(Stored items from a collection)
* BEGIN *

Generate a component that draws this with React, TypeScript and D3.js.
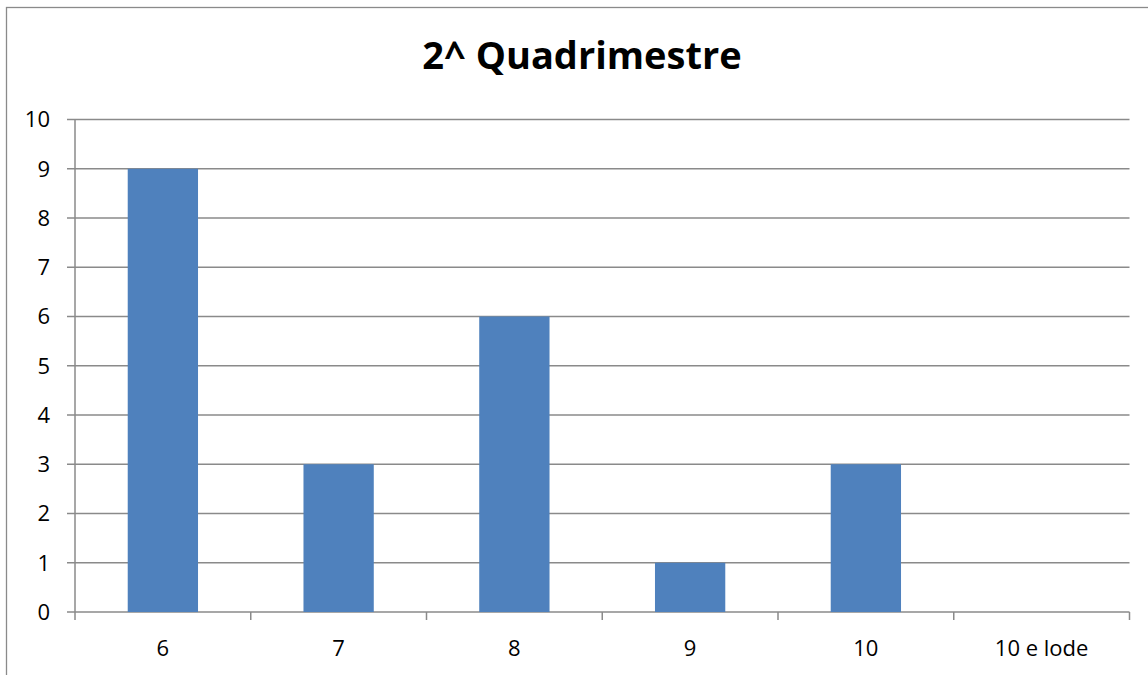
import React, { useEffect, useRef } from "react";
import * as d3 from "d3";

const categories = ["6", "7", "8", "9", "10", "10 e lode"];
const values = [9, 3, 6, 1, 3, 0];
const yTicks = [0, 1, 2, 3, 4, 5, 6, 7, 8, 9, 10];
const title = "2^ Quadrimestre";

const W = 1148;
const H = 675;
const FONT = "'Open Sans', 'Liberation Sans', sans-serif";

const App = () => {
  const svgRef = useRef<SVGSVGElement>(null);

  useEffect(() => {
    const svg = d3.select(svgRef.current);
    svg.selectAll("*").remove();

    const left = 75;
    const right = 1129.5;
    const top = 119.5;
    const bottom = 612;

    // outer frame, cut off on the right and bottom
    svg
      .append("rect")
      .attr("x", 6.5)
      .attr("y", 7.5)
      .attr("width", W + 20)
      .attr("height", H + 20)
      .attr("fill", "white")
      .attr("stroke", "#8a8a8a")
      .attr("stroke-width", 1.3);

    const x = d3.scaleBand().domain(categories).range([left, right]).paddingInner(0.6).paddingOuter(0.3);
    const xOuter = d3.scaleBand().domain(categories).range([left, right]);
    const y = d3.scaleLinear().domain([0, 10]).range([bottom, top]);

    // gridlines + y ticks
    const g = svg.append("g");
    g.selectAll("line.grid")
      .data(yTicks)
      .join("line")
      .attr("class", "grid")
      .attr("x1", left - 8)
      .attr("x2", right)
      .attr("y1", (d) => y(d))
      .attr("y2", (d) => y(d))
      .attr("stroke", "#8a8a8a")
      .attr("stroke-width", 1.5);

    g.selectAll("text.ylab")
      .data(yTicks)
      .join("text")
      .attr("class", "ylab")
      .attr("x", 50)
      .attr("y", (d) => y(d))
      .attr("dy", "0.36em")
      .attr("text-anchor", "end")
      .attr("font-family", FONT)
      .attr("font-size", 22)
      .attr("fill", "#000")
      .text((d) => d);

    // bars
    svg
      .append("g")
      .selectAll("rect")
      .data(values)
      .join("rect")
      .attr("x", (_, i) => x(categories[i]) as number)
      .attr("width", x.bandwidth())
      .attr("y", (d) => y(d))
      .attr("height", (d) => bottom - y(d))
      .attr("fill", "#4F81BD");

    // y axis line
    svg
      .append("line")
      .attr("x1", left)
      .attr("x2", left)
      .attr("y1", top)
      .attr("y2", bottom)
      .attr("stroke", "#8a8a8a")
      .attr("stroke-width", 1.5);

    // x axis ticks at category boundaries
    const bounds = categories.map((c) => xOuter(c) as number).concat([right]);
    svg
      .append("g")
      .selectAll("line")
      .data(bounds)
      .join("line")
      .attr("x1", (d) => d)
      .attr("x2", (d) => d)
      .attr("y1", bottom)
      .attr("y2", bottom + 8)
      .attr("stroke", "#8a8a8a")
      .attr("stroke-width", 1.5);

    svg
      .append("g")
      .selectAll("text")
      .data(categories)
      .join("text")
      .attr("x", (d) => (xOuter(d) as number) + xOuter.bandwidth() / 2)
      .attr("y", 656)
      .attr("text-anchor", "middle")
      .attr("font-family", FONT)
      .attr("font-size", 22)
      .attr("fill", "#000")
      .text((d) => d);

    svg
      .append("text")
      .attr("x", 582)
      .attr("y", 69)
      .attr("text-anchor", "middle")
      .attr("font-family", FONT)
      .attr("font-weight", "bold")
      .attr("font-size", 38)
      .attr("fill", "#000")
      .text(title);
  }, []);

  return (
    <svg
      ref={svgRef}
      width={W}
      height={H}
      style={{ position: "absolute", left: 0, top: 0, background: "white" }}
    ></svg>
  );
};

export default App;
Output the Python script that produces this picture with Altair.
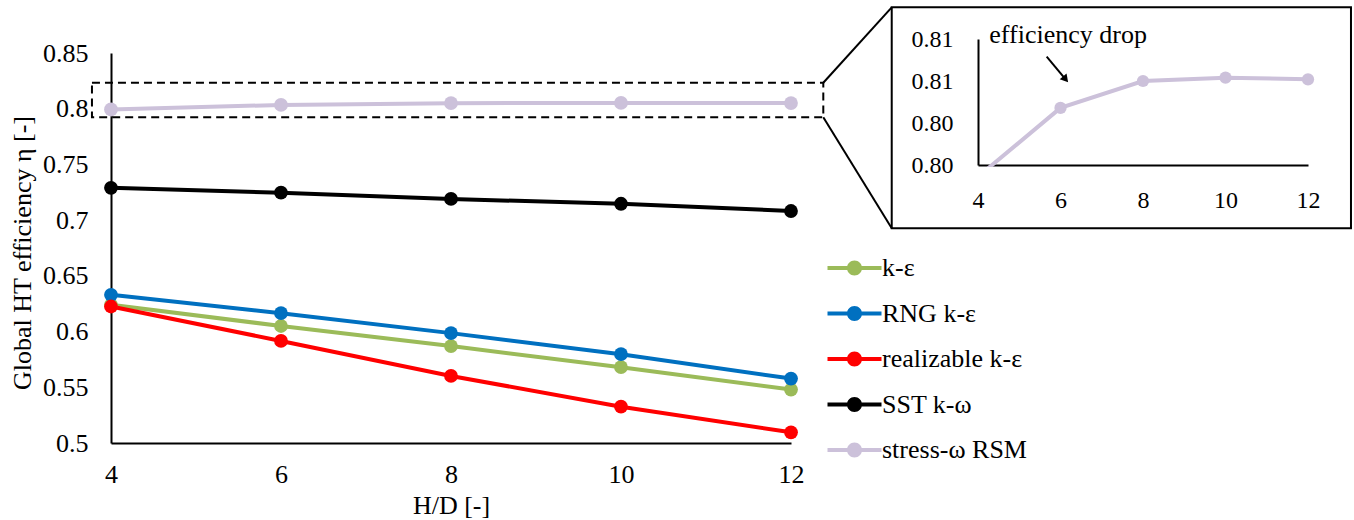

* END *

Transcribe the whole listing exactly. Pictures stay out of your copy.

Generate a component that draws this with React, TypeScript and D3.js.
import React, { useEffect, useRef } from "react";
import * as d3 from "d3";

const categories = ["6", "7", "8", "9", "10", "10 e lode"];
const values = [9, 3, 6, 1, 3, 0];
const yTicks = [0, 1, 2, 3, 4, 5, 6, 7, 8, 9, 10];
const title = "2^ Quadrimestre";

const W = 1148;
const H = 675;
const FONT = "'Open Sans', 'Liberation Sans', sans-serif";

const App = () => {
  const svgRef = useRef<SVGSVGElement>(null);

  useEffect(() => {
    const svg = d3.select(svgRef.current);
    svg.selectAll("*").remove();

    const left = 75;
    const right = 1129.5;
    const top = 119.5;
    const bottom = 612;

    // outer frame, cut off on the right and bottom
    svg
      .append("rect")
      .attr("x", 6.5)
      .attr("y", 7.5)
      .attr("width", W + 20)
      .attr("height", H + 20)
      .attr("fill", "white")
      .attr("stroke", "#8a8a8a")
      .attr("stroke-width", 1.3);

    const x = d3.scaleBand().domain(categories).range([left, right]).paddingInner(0.6).paddingOuter(0.3);
    const xOuter = d3.scaleBand().domain(categories).range([left, right]);
    const y = d3.scaleLinear().domain([0, 10]).range([bottom, top]);

    // gridlines + y ticks
    const g = svg.append("g");
    g.selectAll("line.grid")
      .data(yTicks)
      .join("line")
      .attr("class", "grid")
      .attr("x1", left - 8)
      .attr("x2", right)
      .attr("y1", (d) => y(d))
      .attr("y2", (d) => y(d))
      .attr("stroke", "#8a8a8a")
      .attr("stroke-width", 1.5);

    g.selectAll("text.ylab")
      .data(yTicks)
      .join("text")
      .attr("class", "ylab")
      .attr("x", 50)
      .attr("y", (d) => y(d))
      .attr("dy", "0.36em")
      .attr("text-anchor", "end")
      .attr("font-family", FONT)
      .attr("font-size", 22)
      .attr("fill", "#000")
      .text((d) => d);

    // bars
    svg
      .append("g")
      .selectAll("rect")
      .data(values)
      .join("rect")
      .attr("x", (_, i) => x(categories[i]) as number)
      .attr("width", x.bandwidth())
      .attr("y", (d) => y(d))
      .attr("height", (d) => bottom - y(d))
      .attr("fill", "#4F81BD");

    // y axis line
    svg
      .append("line")
      .attr("x1", left)
      .attr("x2", left)
      .attr("y1", top)
      .attr("y2", bottom)
      .attr("stroke", "#8a8a8a")
      .attr("stroke-width", 1.5);

    // x axis ticks at category boundaries
    const bounds = categories.map((c) => xOuter(c) as number).concat([right]);
    svg
      .append("g")
      .selectAll("line")
      .data(bounds)
      .join("line")
      .attr("x1", (d) => d)
      .attr("x2", (d) => d)
      .attr("y1", bottom)
      .attr("y2", bottom + 8)
      .attr("stroke", "#8a8a8a")
      .attr("stroke-width", 1.5);

    svg
      .append("g")
      .selectAll("text")
      .data(categories)
      .join("text")
      .attr("x", (d) => (xOuter(d) as number) + xOuter.bandwidth() / 2)
      .attr("y", 656)
      .attr("text-anchor", "middle")
      .attr("font-family", FONT)
      .attr("font-size", 22)
      .attr("fill", "#000")
      .text((d) => d);

    svg
      .append("text")
      .attr("x", 582)
      .attr("y", 69)
      .attr("text-anchor", "middle")
      .attr("font-family", FONT)
      .attr("font-weight", "bold")
      .attr("font-size", 38)
      .attr("fill", "#000")
      .text(title);
  }, []);

  return (
    <svg
      ref={svgRef}
      width={W}
      height={H}
      style={{ position: "absolute", left: 0, top: 0, background: "white" }}
    ></svg>
  );
};

export default App;
Output the Python script that produces this picture with Altair.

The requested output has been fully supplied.